Dataset extract:
+ + + + +

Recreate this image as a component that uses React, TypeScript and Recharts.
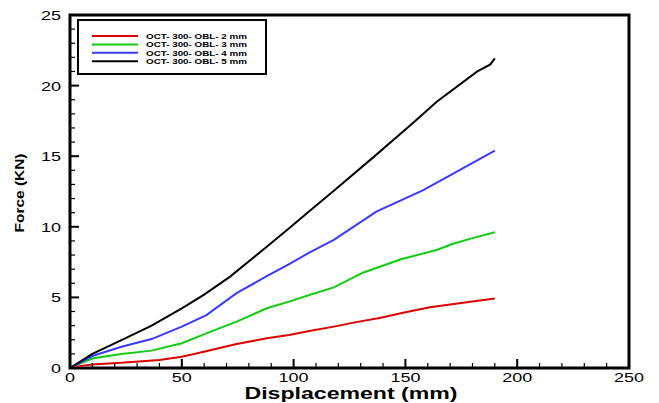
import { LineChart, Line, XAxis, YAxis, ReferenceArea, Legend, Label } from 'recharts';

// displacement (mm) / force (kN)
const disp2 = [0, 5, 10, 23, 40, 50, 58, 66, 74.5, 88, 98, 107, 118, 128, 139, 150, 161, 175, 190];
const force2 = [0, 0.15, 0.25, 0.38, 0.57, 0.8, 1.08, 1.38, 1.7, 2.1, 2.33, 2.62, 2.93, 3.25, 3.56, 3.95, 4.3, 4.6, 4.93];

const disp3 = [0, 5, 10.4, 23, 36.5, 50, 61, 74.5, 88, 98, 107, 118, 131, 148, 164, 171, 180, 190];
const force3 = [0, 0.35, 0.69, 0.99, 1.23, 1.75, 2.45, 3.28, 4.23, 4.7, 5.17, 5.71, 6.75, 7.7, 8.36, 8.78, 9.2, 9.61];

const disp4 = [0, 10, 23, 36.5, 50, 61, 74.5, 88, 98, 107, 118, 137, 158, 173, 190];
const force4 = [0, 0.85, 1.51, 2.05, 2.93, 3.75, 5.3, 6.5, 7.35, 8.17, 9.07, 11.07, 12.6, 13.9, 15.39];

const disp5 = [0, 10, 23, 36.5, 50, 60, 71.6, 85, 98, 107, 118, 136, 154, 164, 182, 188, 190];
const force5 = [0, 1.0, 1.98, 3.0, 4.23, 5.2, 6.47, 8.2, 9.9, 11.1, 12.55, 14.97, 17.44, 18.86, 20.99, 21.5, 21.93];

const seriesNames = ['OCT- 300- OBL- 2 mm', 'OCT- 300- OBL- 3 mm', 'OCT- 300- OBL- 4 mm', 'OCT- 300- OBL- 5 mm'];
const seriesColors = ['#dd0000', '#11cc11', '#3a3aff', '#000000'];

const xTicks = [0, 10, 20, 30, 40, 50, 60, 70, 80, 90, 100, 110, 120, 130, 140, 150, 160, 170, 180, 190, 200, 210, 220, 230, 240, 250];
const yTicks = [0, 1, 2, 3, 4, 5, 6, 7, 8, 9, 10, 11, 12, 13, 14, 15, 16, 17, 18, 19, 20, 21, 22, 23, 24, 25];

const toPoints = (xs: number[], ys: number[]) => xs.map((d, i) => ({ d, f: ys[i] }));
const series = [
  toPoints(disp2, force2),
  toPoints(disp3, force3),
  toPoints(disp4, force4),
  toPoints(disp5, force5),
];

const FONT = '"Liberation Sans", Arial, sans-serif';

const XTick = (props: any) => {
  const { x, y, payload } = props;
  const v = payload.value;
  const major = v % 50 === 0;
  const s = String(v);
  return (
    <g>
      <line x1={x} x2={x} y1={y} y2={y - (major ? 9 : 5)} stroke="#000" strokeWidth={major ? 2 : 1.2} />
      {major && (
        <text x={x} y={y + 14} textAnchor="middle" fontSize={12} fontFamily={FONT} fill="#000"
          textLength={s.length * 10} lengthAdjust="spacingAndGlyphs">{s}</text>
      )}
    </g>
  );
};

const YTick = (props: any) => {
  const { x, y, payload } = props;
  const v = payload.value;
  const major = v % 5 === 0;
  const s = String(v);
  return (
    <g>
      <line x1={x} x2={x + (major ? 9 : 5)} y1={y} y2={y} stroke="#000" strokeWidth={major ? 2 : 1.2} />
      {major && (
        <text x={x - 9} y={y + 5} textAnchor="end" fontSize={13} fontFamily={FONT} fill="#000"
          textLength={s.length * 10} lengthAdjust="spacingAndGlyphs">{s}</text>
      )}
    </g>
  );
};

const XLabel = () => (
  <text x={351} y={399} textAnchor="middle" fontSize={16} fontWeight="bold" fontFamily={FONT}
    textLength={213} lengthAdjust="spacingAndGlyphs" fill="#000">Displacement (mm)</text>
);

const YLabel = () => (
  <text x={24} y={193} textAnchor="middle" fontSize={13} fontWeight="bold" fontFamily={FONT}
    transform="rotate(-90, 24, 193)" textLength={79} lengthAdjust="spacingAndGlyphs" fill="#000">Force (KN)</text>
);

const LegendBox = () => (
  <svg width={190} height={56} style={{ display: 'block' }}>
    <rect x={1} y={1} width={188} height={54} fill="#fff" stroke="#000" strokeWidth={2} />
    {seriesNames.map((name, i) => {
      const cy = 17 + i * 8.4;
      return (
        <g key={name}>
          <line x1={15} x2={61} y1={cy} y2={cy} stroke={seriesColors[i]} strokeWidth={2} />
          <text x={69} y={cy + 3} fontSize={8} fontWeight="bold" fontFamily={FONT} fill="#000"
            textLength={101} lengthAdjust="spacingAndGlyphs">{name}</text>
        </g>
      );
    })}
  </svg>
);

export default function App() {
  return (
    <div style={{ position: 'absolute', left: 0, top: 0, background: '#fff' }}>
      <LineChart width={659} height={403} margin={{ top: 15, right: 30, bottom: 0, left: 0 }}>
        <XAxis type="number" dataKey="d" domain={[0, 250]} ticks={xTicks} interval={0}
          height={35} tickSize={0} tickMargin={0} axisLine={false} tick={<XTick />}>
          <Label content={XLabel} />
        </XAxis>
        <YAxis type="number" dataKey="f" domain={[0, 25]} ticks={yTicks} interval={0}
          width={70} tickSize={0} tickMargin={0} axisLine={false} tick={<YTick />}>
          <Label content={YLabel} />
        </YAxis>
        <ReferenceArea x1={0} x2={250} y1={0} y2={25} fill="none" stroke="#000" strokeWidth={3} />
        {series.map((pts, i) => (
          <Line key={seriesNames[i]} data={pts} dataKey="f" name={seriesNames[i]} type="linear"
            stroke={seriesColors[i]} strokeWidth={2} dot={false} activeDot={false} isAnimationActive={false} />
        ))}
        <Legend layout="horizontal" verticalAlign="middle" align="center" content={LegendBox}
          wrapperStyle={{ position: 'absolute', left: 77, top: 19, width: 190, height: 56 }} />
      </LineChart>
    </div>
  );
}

+ + + + +

Your objective: Restate the material word for word from its first line through the line containing "8.78, 9.2, 9.61];", both included; the pictures do not belong in it.

Completed exercise:
Recreate this image as a component that uses React, TypeScript and Recharts.
import { LineChart, Line, XAxis, YAxis, ReferenceArea, Legend, Label } from 'recharts';

// displacement (mm) / force (kN)
const disp2 = [0, 5, 10, 23, 40, 50, 58, 66, 74.5, 88, 98, 107, 118, 128, 139, 150, 161, 175, 190];
const force2 = [0, 0.15, 0.25, 0.38, 0.57, 0.8, 1.08, 1.38, 1.7, 2.1, 2.33, 2.62, 2.93, 3.25, 3.56, 3.95, 4.3, 4.6, 4.93];

const disp3 = [0, 5, 10.4, 23, 36.5, 50, 61, 74.5, 88, 98, 107, 118, 131, 148, 164, 171, 180, 190];
const force3 = [0, 0.35, 0.69, 0.99, 1.23, 1.75, 2.45, 3.28, 4.23, 4.7, 5.17, 5.71, 6.75, 7.7, 8.36, 8.78, 9.2, 9.61];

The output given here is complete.